start Records for this exercise

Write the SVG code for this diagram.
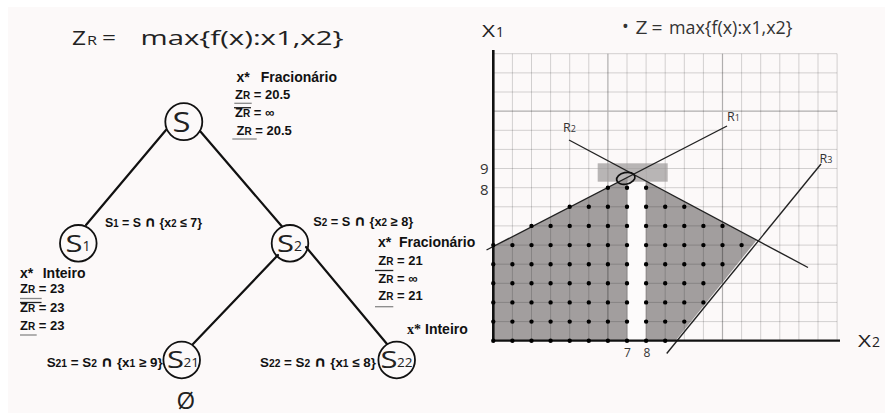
<svg xmlns="http://www.w3.org/2000/svg" width="885" height="416" viewBox="0 0 885 416">
<defs>
<style>
.b{font-family:"Liberation Sans",Arial,sans-serif;font-weight:bold;fill:#111}
.f14{font-size:14px}
.f13{font-size:13px}
.sub{font-size:10px}
.cap{font-family:"DejaVu Sans",sans-serif;font-weight:bold;font-size:15px}
.os{font-family:"Open Sans","Liberation Sans",sans-serif;fill:#222}
.edge{stroke:#111;stroke-width:2.2;fill:none;stroke-linecap:round}
.node{fill:none;stroke:#111;stroke-width:1.8}
.ul{stroke:#888;stroke-width:1.3}
.ol{stroke:#222;stroke-width:1.3}
.grid{stroke:#000;stroke-opacity:0.17;stroke-width:1;fill:none}
.gridd{stroke:#000;stroke-opacity:0.3;stroke-width:1.2;fill:none}
.rline{stroke:#222;stroke-width:1.4;fill:none}
.dots{stroke:#000;stroke-width:4.4;stroke-linecap:round;stroke-dasharray:0 19.1;fill:none}
.lab{font-family:"Open Sans","Liberation Sans",sans-serif;fill:#333}
</style>
</defs>
<rect width="885" height="416" fill="#ffffff"/>
<rect x="8" y="7" width="877" height="406" fill="#fcf9f9"/>

<g id="title-left" class="os">
<text x="72" y="45" font-size="20" textLength="14" lengthAdjust="spacingAndGlyphs">Z</text>
<text x="87" y="45" font-size="12" textLength="10" lengthAdjust="spacingAndGlyphs">R</text>
<text x="102" y="45" font-size="20" textLength="14" lengthAdjust="spacingAndGlyphs">=</text>
<text x="140.5" y="45" font-size="20" textLength="203" lengthAdjust="spacingAndGlyphs">max{f(x):x1,x2}</text>
</g>

<g id="connectors">
<path class="edge" d="M166 130L86 225"/>
<path class="edge" d="M200 131L282 226.5"/>
<path class="edge" d="M278 255L193 344"/>
<path class="edge" d="M306 247L387 344"/>
</g>

<g id="node-S">
<circle class="node" cx="183.8" cy="121.7" r="18.5"/>
<text class="os" x="172.5" y="131.5" font-size="27" textLength="18" lengthAdjust="spacingAndGlyphs">S</text>
</g>
<g id="node-S1">
<circle class="node" cx="78.3" cy="243.3" r="18.3"/>
<text class="os" x="65.5" y="251.5" font-size="23" textLength="17" lengthAdjust="spacingAndGlyphs">S</text>
<text class="os" x="82.5" y="251" font-size="14">1</text>
</g>
<g id="node-S2">
<circle class="node" cx="290" cy="243.3" r="18.3"/>
<text class="os" x="277" y="251.5" font-size="23" textLength="17" lengthAdjust="spacingAndGlyphs">S</text>
<text class="os" x="294" y="251" font-size="14">2</text>
</g>
<g id="node-S21">
<circle class="node" cx="181.7" cy="360" r="18.3"/>
<text class="os" x="167" y="367.5" font-size="23" textLength="17" lengthAdjust="spacingAndGlyphs">S</text>
<text class="os" x="183.5" y="367" font-size="13" textLength="15.5" lengthAdjust="spacingAndGlyphs">21</text>
</g>
<g id="node-S22">
<circle class="node" cx="396.7" cy="360" r="18.3"/>
<text class="os" x="380.5" y="367.5" font-size="23" textLength="17" lengthAdjust="spacingAndGlyphs">S</text>
<text class="os" x="397" y="367" font-size="13" textLength="15.5" lengthAdjust="spacingAndGlyphs">22</text>
</g>

<g id="info-S">
<text class="b f14" x="236.5" y="81.7">x*<tspan x="260.7">Fracionário</tspan></text>
<text class="b f13" x="235" y="99">Z<tspan class="sub">R</tspan> = 20.5</text>
<text class="b f13" x="235" y="116.7">Z<tspan class="sub">R</tspan> = ∞</text>
<text class="b f13" x="236.5" y="135">Z<tspan class="sub">R</tspan> = 20.5</text>
<line class="ul" x1="234.3" y1="103.3" x2="251.7" y2="103.3"/>
<line class="ol" x1="234" y1="107.7" x2="251" y2="107.7"/>
<line class="ul" x1="232.3" y1="139" x2="256.7" y2="139"/>
</g>

<g id="info-S1">
<text class="b f14" x="20" y="278.3">x*<tspan x="42.7">Inteiro</tspan></text>
<text class="b f13" x="20" y="293.3">Z<tspan class="sub">R</tspan> = 23</text>
<text class="b f13" x="20" y="311.7">Z<tspan class="sub">R</tspan> = 23</text>
<text class="b f13" x="20" y="330">Z<tspan class="sub">R</tspan> = 23</text>
<line class="ul" x1="20" y1="298.5" x2="41.7" y2="298.5"/>
<line class="ol" x1="20" y1="302.5" x2="41.5" y2="302.5"/>
<line class="ul" x1="20" y1="335" x2="36.7" y2="335"/>
</g>

<g id="info-S2">
<text class="b f14" x="378" y="246.7">x*<tspan x="399">Fracionário</tspan></text>
<text class="b f13" x="378.3" y="265">Z<tspan class="sub">R</tspan> = 21</text>
<text class="b f13" x="378.3" y="283.3">Z<tspan class="sub">R</tspan> = ∞</text>
<text class="b f13" x="378.3" y="300">Z<tspan class="sub">R</tspan> = 21</text>
<line class="ol" x1="375" y1="270.5" x2="393.3" y2="270.5"/>
<line class="ul" x1="375" y1="306.7" x2="393.3" y2="306.7"/>
</g>

<g id="info-S22">
<text class="b f14" x="407" y="334"><tspan font-family="Liberation Serif">x*</tspan><tspan x="425">Inteiro</tspan></text>
</g>

<g id="edge-labels">
<text class="b f13" x="105" y="227" textLength="97" lengthAdjust="spacingAndGlyphs">S<tspan class="sub">1</tspan> = S <tspan class="cap">∩</tspan> {x<tspan class="sub">2</tspan>  ≤ 7}</text>
<text class="b f13" x="313.3" y="226" textLength="100" lengthAdjust="spacingAndGlyphs">S<tspan class="sub">2</tspan> = S <tspan class="cap">∩</tspan> {x<tspan class="sub">2</tspan> ≥ 8}</text>
<text class="b f13" x="46.7" y="366.7" textLength="116" lengthAdjust="spacingAndGlyphs">S<tspan class="sub">21</tspan> = S<tspan class="sub">2</tspan> <tspan class="cap">∩</tspan>  {x<tspan class="sub">1</tspan> ≥  9}</text>
<text class="b f13" x="260" y="366.7" textLength="116" lengthAdjust="spacingAndGlyphs">S<tspan class="sub">22</tspan> = S<tspan class="sub">2</tspan> <tspan class="cap">∩</tspan>  {x<tspan class="sub">1</tspan> ≤ 8}</text>
</g>

<g id="empty-set">
<text class="os" x="185.8" y="409" font-size="24" text-anchor="middle">Ø</text>
</g>

<g id="chart">
<polygon points="493.3,246.7 633.3,174.3 756.5,240.3 675.5,340.7 493.3,340.7" fill="#a29e9e"/>
<path class="grid" d="M512.4 53.7V340.7M531.5 53.7V340.7M550.6 53.7V340.7M569.7 53.7V340.7M588.8 53.7V340.7M627 53.7V340.7M646.1 53.7V340.7M665.2 53.7V340.7M684.3 53.7V340.7M703.4 53.7V340.7M741.6 53.7V340.7M760.7 53.7V340.7M779.8 53.7V340.7M798.9 53.7V340.7M818 53.7V340.7M837.1 53.7V340.7M493.3 321.6H837.1M493.3 302.4H837.1M493.3 283.3H837.1M493.3 264.2H837.1M493.3 245.1H837.1M493.3 225.9H837.1M493.3 206.8H837.1M493.3 187.7H837.1M493.3 168.5H837.1M493.3 149.4H837.1M493.3 130.3H837.1M493.3 92H837.1M493.3 72.9H837.1M493.3 53.7H837.1"/>
<path class="gridd" d="M607.9 53.7V340.7M722.5 53.7V340.7M493.3 111.1H837.1"/>
<rect x="627.6" y="172" width="18" height="168.7" fill="#fdfbfb"/>
<rect x="597.7" y="163.3" width="70" height="18.4" fill="#9e9a9a" fill-opacity="0.72"/>
<path class="rline" d="M486.5 250L727 126"/>
<path class="rline" d="M569 140L808 267.5"/>
<path class="rline" d="M666.7 353.5L821 164"/>
<path d="M493.3 50V342" stroke="#111" stroke-width="2.6" fill="none"/>
<path d="M492 340.7H840" stroke="#111" stroke-width="2.2" fill="none"/>
<path class="dots" d="M493.3 340.7H665.7M493.3 321.6H684.8M493.3 302.4H703.9M493.3 283.3H703.9M493.3 264.2H723M493.3 245.1H742.1M531.5 225.9H723M569.7 206.8H684.8M607.9 187.7H646.6"/>
<ellipse cx="625.8" cy="178.3" rx="9.3" ry="5.8" transform="rotate(-12 625.8 178.3)" fill="none" stroke="#111" stroke-width="1.7"/>
<text class="lab" x="480" y="173.5" font-size="15">9</text>
<text class="lab" x="480" y="195" font-size="15">8</text>
<text class="lab" x="627.5" y="357" font-size="12" text-anchor="middle">7</text>
<text class="lab" x="647" y="357" font-size="12" text-anchor="middle">8</text>
<text class="lab" x="727" y="120.7" font-size="12.5">R<tspan font-size="9">1</tspan></text>
<text class="lab" x="563" y="131.7" font-size="12.5">R<tspan font-size="9">2</tspan></text>
<text class="lab" x="819.5" y="163.3" font-size="12.5">R<tspan font-size="9">3</tspan></text>
<text class="os" x="482" y="37" font-size="17" textLength="13" lengthAdjust="spacingAndGlyphs">X</text>
<text class="os" x="496" y="37" font-size="14">1</text>
<text class="os" x="858" y="346.7" font-size="17" textLength="13" lengthAdjust="spacingAndGlyphs">X</text>
<text class="os" x="872" y="346.7" font-size="14">2</text>
</g>

<g id="title-right" class="lab">
<text x="622" y="32.5" font-size="18">•</text>
<text x="635.5" y="34.3" font-size="17.5" textLength="12" lengthAdjust="spacingAndGlyphs">Z</text>
<text x="651.5" y="34.3" font-size="17.5" textLength="11" lengthAdjust="spacingAndGlyphs">=</text>
<text x="669" y="34.3" font-size="17.5" textLength="123.5" lengthAdjust="spacingAndGlyphs">max{f(x):x1,x2}</text>
</g>
</svg>
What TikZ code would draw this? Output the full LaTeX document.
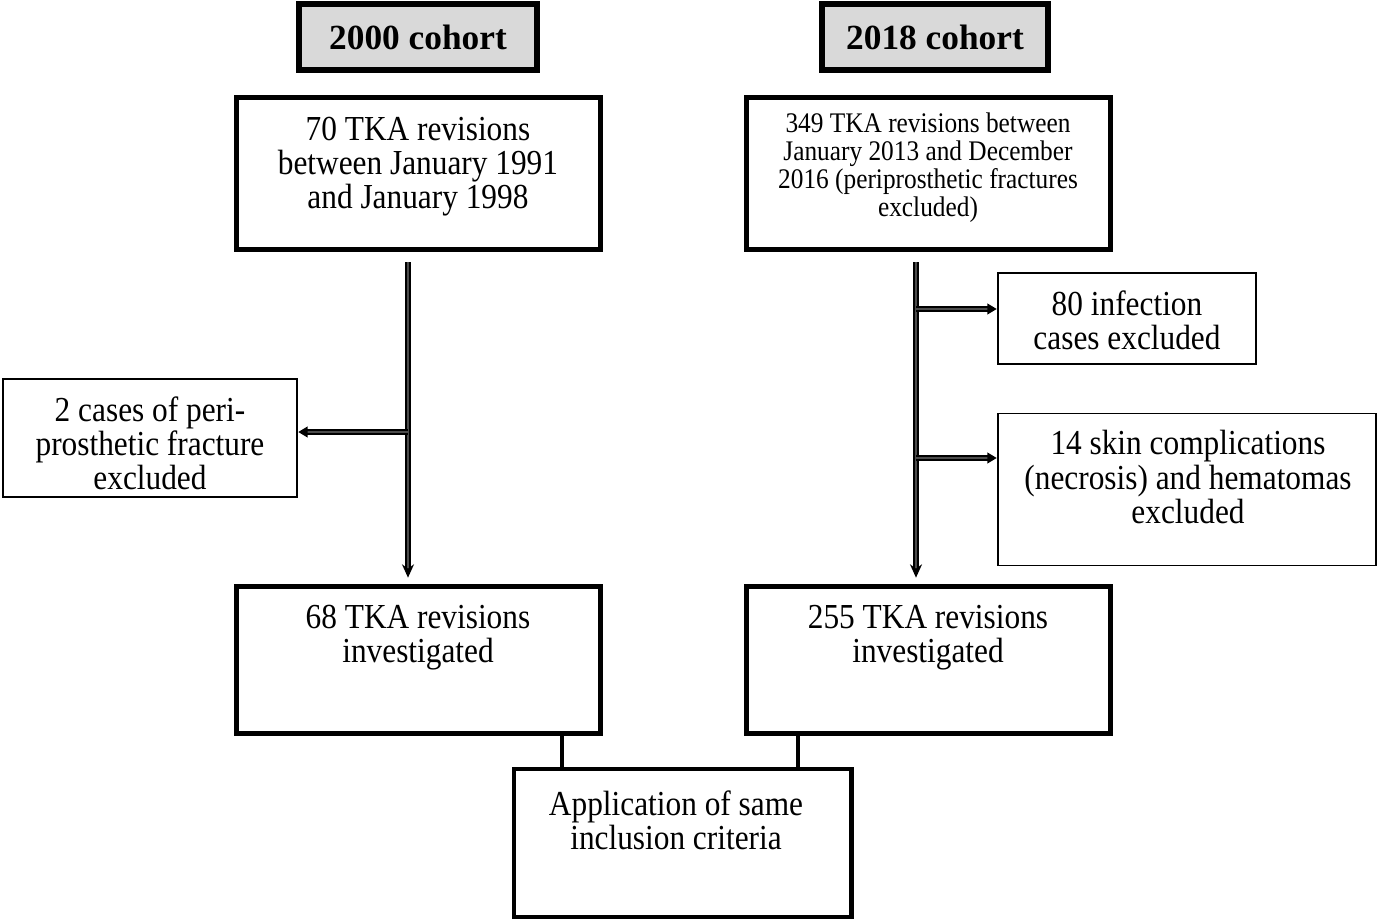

end Records for this exercise

Determine how many lines above contain "code" as a word or string. Give the number alone.

- **Written response**
2